Minister Rwangombwa said that recent decisions by some donors, especially the UK, to suspend aid to Rwanda raise a fundamental question on the rationale for the aid in the first place.
These unilateral decisions are contrary to the Paris Declaration and the bilateral partnership agreements between Rwanda and donors with regard to the funds channelled through the general budget, he said.
“What we have reiterated with different people is that halting aid to Rwanda cannot be a solution to the problem in the DRC. Another issue that I think we should examine is that this issue is probably beyond the Congo problem.”
Rwangombwa told MPs that a remaining Rwf155 billion that might come or might not, from all other donors, “is no cause for alarm at all.”
The country’s budget for this year is Rwf1, 385 billion. According to the minister, the amount that has been delayed is Rwf155 billion, which reflects about 12 per cent of total budget.
“A shortfall of 12 per cent of our budget would really not hamper government development programmes in such a big way,” he said, dismissing as false speculation that government would cut public service salaries or even lay off workers in the wake of frozen aid.
“This is not going to happen,” he said.
The budget for salaries in the 2012/13 budget amount to Rwf204 billion.
“Domestic funding is Rwf645 billion. This is three times the money we spend on salaries,” the minister noted.
But the aid cuts mean the country will not grow by 7.4 per cent, this year, as previously projected; instead it will grow by 6 per cent.
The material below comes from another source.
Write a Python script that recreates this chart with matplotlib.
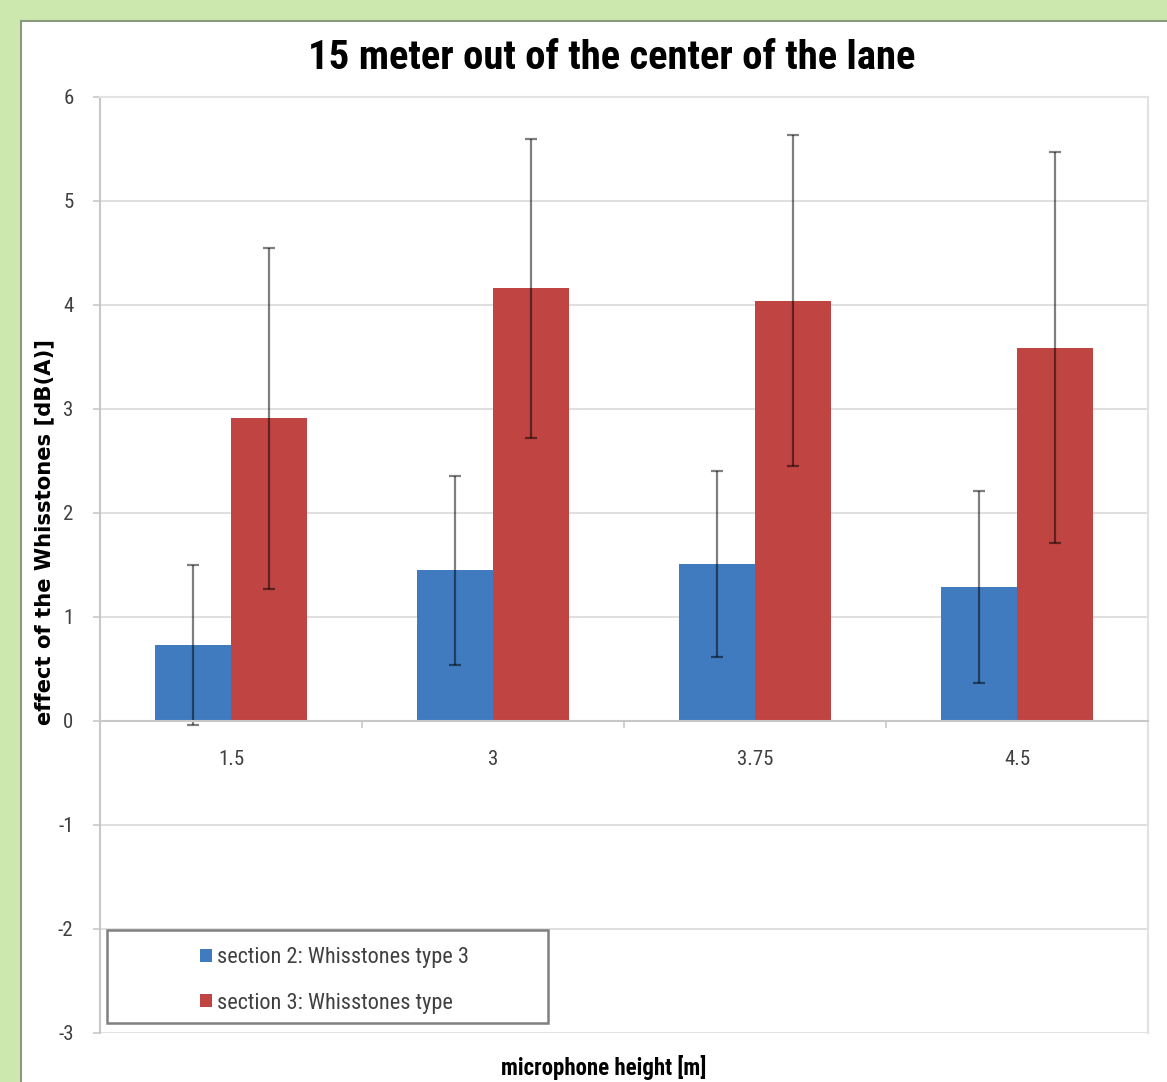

“This only means that growth will slow a bit because public expenditure has a significant impact on economic growth. This requires us to use our money more efficiently,” Rwangombwa added.
The minister also warned against speculation in the foreign exchange market.
He said: “We have enough time to prepare mitigating factors but what is now very important is that we all understand this issue very well. Rwandans need to understand that there is no cause for alarm.”
Kabarebe said recent attacks by the Congo-based FDLR militia on Rwanda were intended to provoke Rwanda into pursuing them into the Congo so that the country could be accused of invading its neighbour.
“We have no intentions to pursue them beyond our borders, but we are prepared enough to deal with them on our territory,” the Defence minister said.
FDLR, composed of remnants of the army and militia responsible for the 1994 Genocide against the Tutsi, attacked Rwanda twice last week and killed two civilians before crossing back to the Congo, where they have been holed for 18 years.
MP Constance Mukayuhi, the Chairperson of the Chamber of Deputies’ standing committee on Budget and National Patrimony, said efforts must be made to unravel “the international conspiracy” against Rwanda.
Speaker Rose Mukantabana urged the government to continue exercising restraint in the wake of renewed attacks from the Congo-based FDLR militias.
“We are all concerned that an organisation that we all belong to – the UN – continues to uphold and spread fabricated lies against Rwanda.”